**Stored data:**
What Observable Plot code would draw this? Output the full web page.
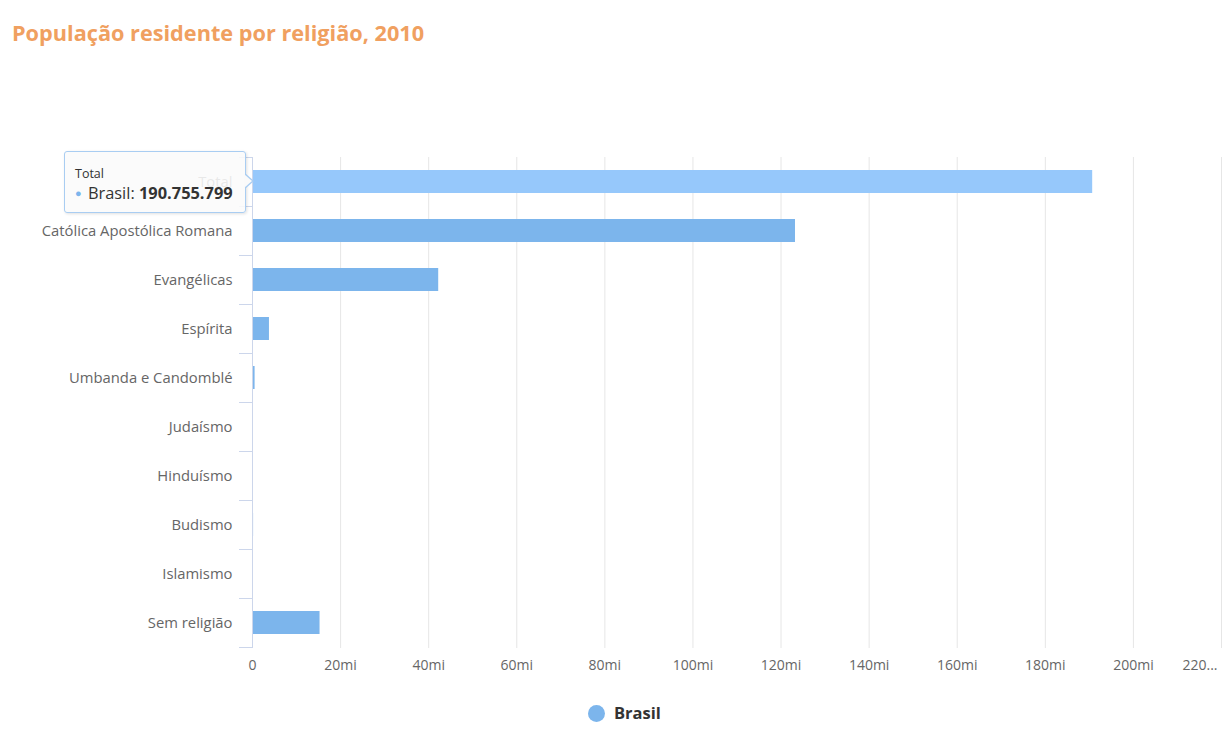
<!DOCTYPE html>
<html><head><meta charset="utf-8">
<script src="https://cdn.jsdelivr.net/npm/d3@7"></script>
<script src="https://cdn.jsdelivr.net/npm/@observablehq/plot@0.6"></script>
<style>
body{margin:0;background:#fff;font-family:"Open Sans",sans-serif;}
#wrap{position:relative;width:1224px;height:732px;overflow:hidden;}
#title{position:absolute;left:12px;top:20px;font-size:21.7px;font-weight:700;color:#f0a060;margin:0;line-height:1.2;}
#chart{position:absolute;left:0;top:0;}
#legend{position:absolute;left:588px;top:701px;font-size:16.5px;font-weight:700;color:#333;white-space:nowrap;line-height:24px;}
#legend .dot{display:inline-block;width:17px;height:17px;border-radius:50%;background:#7cb5ec;vertical-align:-3px;margin-right:9px;}
#tip{position:absolute;left:64px;top:151px;width:182px;height:62px;box-sizing:border-box;background:rgba(250,250,250,0.88);border:1px solid #a9cdf2;border-radius:3px;box-shadow:1px 1px 3px rgba(0,0,0,0.12);color:#333;}
#tip .h{position:absolute;left:10px;top:13px;font-size:12.5px;}
#tip .r{position:absolute;left:10px;top:30px;font-size:16.4px;white-space:nowrap;line-height:22px;}
#tip .r .b{font-weight:700;}
#tip .r .d{color:#7cb5ec;font-size:11px;vertical-align:2px;margin-right:2px;}
#arrow{position:absolute;left:245px;top:173px;width:0;height:0;border-top:8px solid transparent;border-bottom:8px solid transparent;border-left:9px solid #a9cdf2;}
#arrow2{position:absolute;left:244px;top:174px;width:0;height:0;border-top:7px solid transparent;border-bottom:7px solid transparent;border-left:8px solid rgba(250,250,250,1);}
</style></head>
<body>
<div id="wrap">
<div id="chart"></div>
<div id="title">População residente por religião, 2010</div>
<div id="tip"><div class="h">Total</div><div class="r"><span class="d">●</span> Brasil: <span class="b">190.755.799</span></div></div>
<div id="arrow"></div><div id="arrow2"></div>
<div id="legend"><span class="dot"></span>Brasil</div>
</div>
<script>
const categories = ["Total","Católica Apostólica Romana","Evangélicas","Espírita","Umbanda e Candomblé","Judaísmo","Hinduísmo","Budismo","Islamismo","Sem religião"];
const values = [190755799,123280172,42275440,3848876,588797,107329,5675,243966,35167,15335510];
const xTicks = [0,20,40,60,80,100,120,140,160,180,200,220];
const seriesName = "Brasil";

const data = categories.map((c,i)=>({cat:c, v: values[i]/1e6, hover: i===0}));

const chart = Plot.plot({
  width: 1224,
  height: 690,
  marginTop: 157,
  marginBottom: 42,
  marginLeft: 252,
  marginRight: 3,
  style: {fontFamily: '"Open Sans", sans-serif', fontSize: "14px", color: "#666", background: "transparent"},
  x: {domain: [0,220], axis: null},
  y: {domain: categories, paddingInner: 0.53, paddingOuter: 0.265, axis: null, label: null},
  marks: [
    Plot.ruleX(xTicks.filter(d=>d>0), {stroke: "#e6e6e6", strokeWidth: 1}),
    Plot.barX(data, {y: "cat", x: "v", fill: d => d.hover ? "#96c8fb" : "#7cb5ec"}),
    Plot.ruleX([0], {stroke: "#ccd6eb", strokeWidth: 1}),
    Plot.axisY({tickSize: 13, dy: -24.5, text: null, label: null, stroke: "#ccd6eb", tickPadding: 0}),
    Plot.axisY({ticks: [categories[categories.length-1]], tickSize: 13, dy: 24.5, text: null, label: null, stroke: "#ccd6eb"}),
    Plot.text(categories, {y: d=>d, x: 0, dx: -20, textAnchor: "end", fill: "#666", fontSize: 14.8}),
    Plot.text(xTicks.slice(0,-1), {x: d=>d, frameAnchor: "bottom", dy: 21, text: d => d===0 ? "0" : d+"mi", fill: "#666", fontSize: 14}),
    Plot.text(xTicks.slice(-1), {x: d=>d, frameAnchor: "bottom", dy: 21, dx: -4, textAnchor: "end", text: d => d+"...", fill: "#666", fontSize: 14})
  ]
});
document.getElementById("chart").appendChild(chart);
</script>
</body></html>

**What you have to do:** Retype the listing exactly. Pictures do not belong in the copy.

**Correct answer:**
What Observable Plot code would draw this? Output the full web page.
<!DOCTYPE html>
<html><head><meta charset="utf-8">
<script src="https://cdn.jsdelivr.net/npm/d3@7"></script>
<script src="https://cdn.jsdelivr.net/npm/@observablehq/plot@0.6"></script>
<style>
body{margin:0;background:#fff;font-family:"Open Sans",sans-serif;}
#wrap{position:relative;width:1224px;height:732px;overflow:hidden;}
#title{position:absolute;left:12px;top:20px;font-size:21.7px;font-weight:700;color:#f0a060;margin:0;line-height:1.2;}
#chart{position:absolute;left:0;top:0;}
#legend{position:absolute;left:588px;top:701px;font-size:16.5px;font-weight:700;color:#333;white-space:nowrap;line-height:24px;}
#legend .dot{display:inline-block;width:17px;height:17px;border-radius:50%;background:#7cb5ec;vertical-align:-3px;margin-right:9px;}
#tip{position:absolute;left:64px;top:151px;width:182px;height:62px;box-sizing:border-box;background:rgba(250,250,250,0.88);border:1px solid #a9cdf2;border-radius:3px;box-shadow:1px 1px 3px rgba(0,0,0,0.12);color:#333;}
#tip .h{position:absolute;left:10px;top:13px;font-size:12.5px;}
#tip .r{position:absolute;left:10px;top:30px;font-size:16.4px;white-space:nowrap;line-height:22px;}
#tip .r .b{font-weight:700;}
#tip .r .d{color:#7cb5ec;font-size:11px;vertical-align:2px;margin-right:2px;}
#arrow{position:absolute;left:245px;top:173px;width:0;height:0;border-top:8px solid transparent;border-bottom:8px solid transparent;border-left:9px solid #a9cdf2;}
#arrow2{position:absolute;left:244px;top:174px;width:0;height:0;border-top:7px solid transparent;border-bottom:7px solid transparent;border-left:8px solid rgba(250,250,250,1);}
</style></head>
<body>
<div id="wrap">
<div id="chart"></div>
<div id="title">População residente por religião, 2010</div>
<div id="tip"><div class="h">Total</div><div class="r"><span class="d">●</span> Brasil: <span class="b">190.755.799</span></div></div>
<div id="arrow"></div><div id="arrow2"></div>
<div id="legend"><span class="dot"></span>Brasil</div>
</div>
<script>
const categories = ["Total","Católica Apostólica Romana","Evangélicas","Espírita","Umbanda e Candomblé","Judaísmo","Hinduísmo","Budismo","Islamismo","Sem religião"];
const values = [190755799,123280172,42275440,3848876,588797,107329,5675,243966,35167,15335510];
const xTicks = [0,20,40,60,80,100,120,140,160,180,200,220];
const seriesName = "Brasil";

const data = categories.map((c,i)=>({cat:c, v: values[i]/1e6, hover: i===0}));

const chart = Plot.plot({
  width: 1224,
  height: 690,
  marginTop: 157,
  marginBottom: 42,
  marginLeft: 252,
  marginRight: 3,
  style: {fontFamily: '"Open Sans", sans-serif', fontSize: "14px", color: "#666", background: "transparent"},
  x: {domain: [0,220], axis: null},
  y: {domain: categories, paddingInner: 0.53, paddingOuter: 0.265, axis: null, label: null},
  marks: [
    Plot.ruleX(xTicks.filter(d=>d>0), {stroke: "#e6e6e6", strokeWidth: 1}),
    Plot.barX(data, {y: "cat", x: "v", fill: d => d.hover ? "#96c8fb" : "#7cb5ec"}),
    Plot.ruleX([0], {stroke: "#ccd6eb", strokeWidth: 1}),
    Plot.axisY({tickSize: 13, dy: -24.5, text: null, label: null, stroke: "#ccd6eb", tickPadding: 0}),
    Plot.axisY({ticks: [categories[categories.length-1]], tickSize: 13, dy: 24.5, text: null, label: null, stroke: "#ccd6eb"}),
    Plot.text(categories, {y: d=>d, x: 0, dx: -20, textAnchor: "end", fill: "#666", fontSize: 14.8}),
    Plot.text(xTicks.slice(0,-1), {x: d=>d, frameAnchor: "bottom", dy: 21, text: d => d===0 ? "0" : d+"mi", fill: "#666", fontSize: 14}),
    Plot.text(xTicks.slice(-1), {x: d=>d, frameAnchor: "bottom", dy: 21, dx: -4, textAnchor: "end", text: d => d+"...", fill: "#666", fontSize: 14})
  ]
});
document.getElementById("chart").appendChild(chart);
</script>
</body></html>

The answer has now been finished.